Tony Taccone talks shop with Butler and Moscone

posted by Chad Jones on Tue, Aug 31, 2010
in At the theatre , Backstage buzz

Tony Taccone Diablo

Though he's off in London directing the Tricycle Theatre's re-mount of Tiny Kushner opening Sept. 1, Artistic Director Tony Taccone's words are echoing through the Bay Area.

Tony sat down with a round-table discussion with fellow East Bay artistic directors Michael Butler of Center Repertory Company and Jonathan Moscone of California Shakespeare Theater, and their thoughts were recorded by writer Robert Taylor for the September issue of Diablo magazine.

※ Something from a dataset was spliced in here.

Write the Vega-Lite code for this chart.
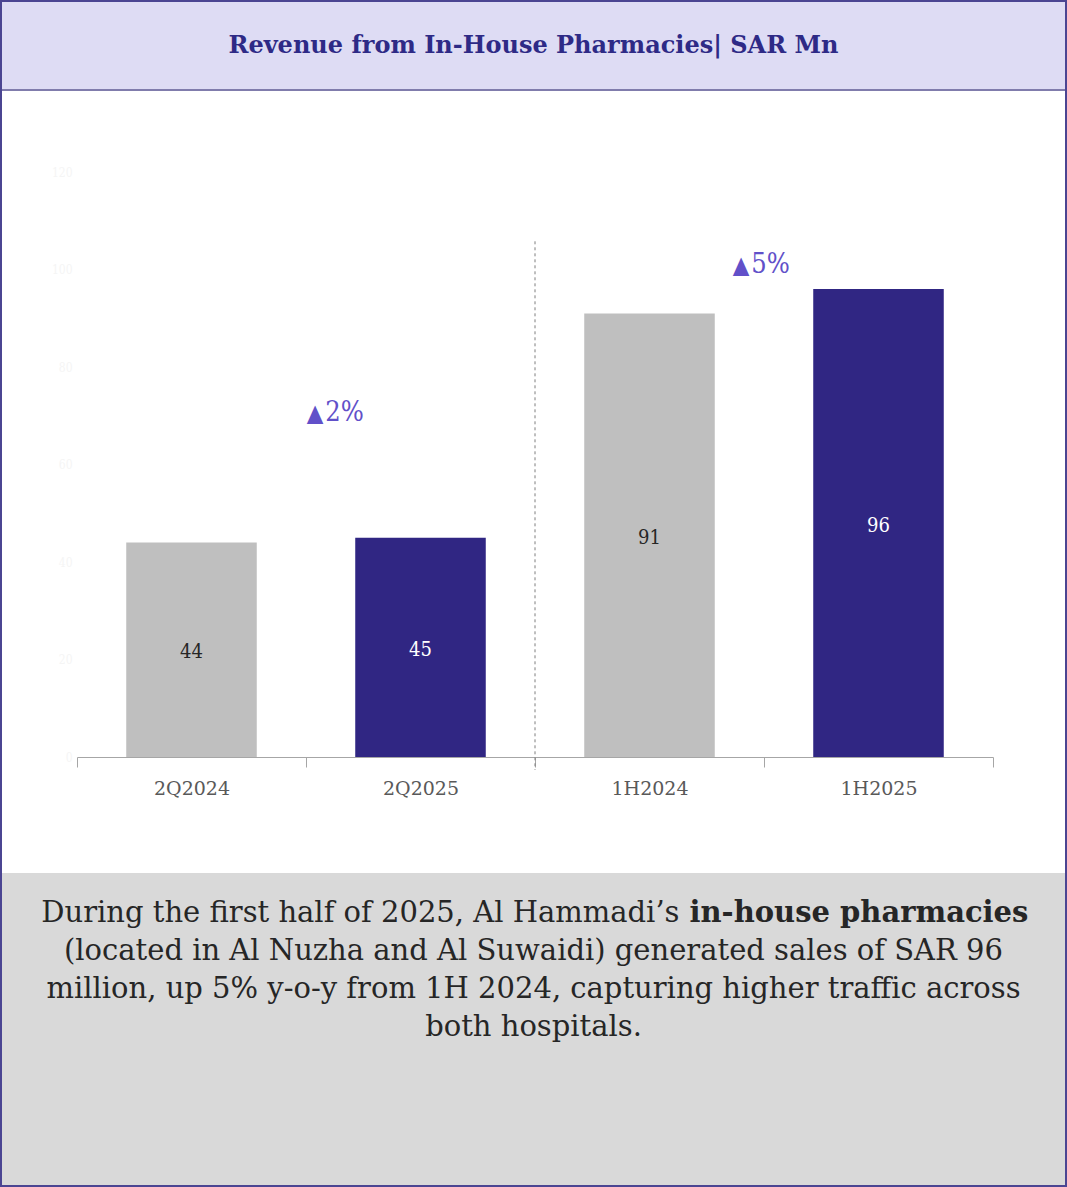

Among the myriad topics covered by the ADs is what excites them in their upcoming seasons. Here's Tony's response:

We’re part of a tour of this piece called The Great Game, a 12-play cycle about Afghanistan. It’s a marathon day: You start at 11 o’clock in the morning and end at about 10 o’clock at night. Basically, Nicolas Kent of the Tricycle Theatre was watching television one night and he was sick of talking heads talking about Afghanistan. He thought, What would it be like if my friends responded to Afghanistan in an artistic way? Because it’s the major issue of our time. Then, we’re going to do The Composer Is Dead, a Lemony Snicket project. It’s got a puppet theater about 35 feet wide and a movie we’ve filmed backstage with Geoff Hoyle.

Read the entire article here.

Above photo of Tony Taccone by Mike Thompson for Diablo magazine.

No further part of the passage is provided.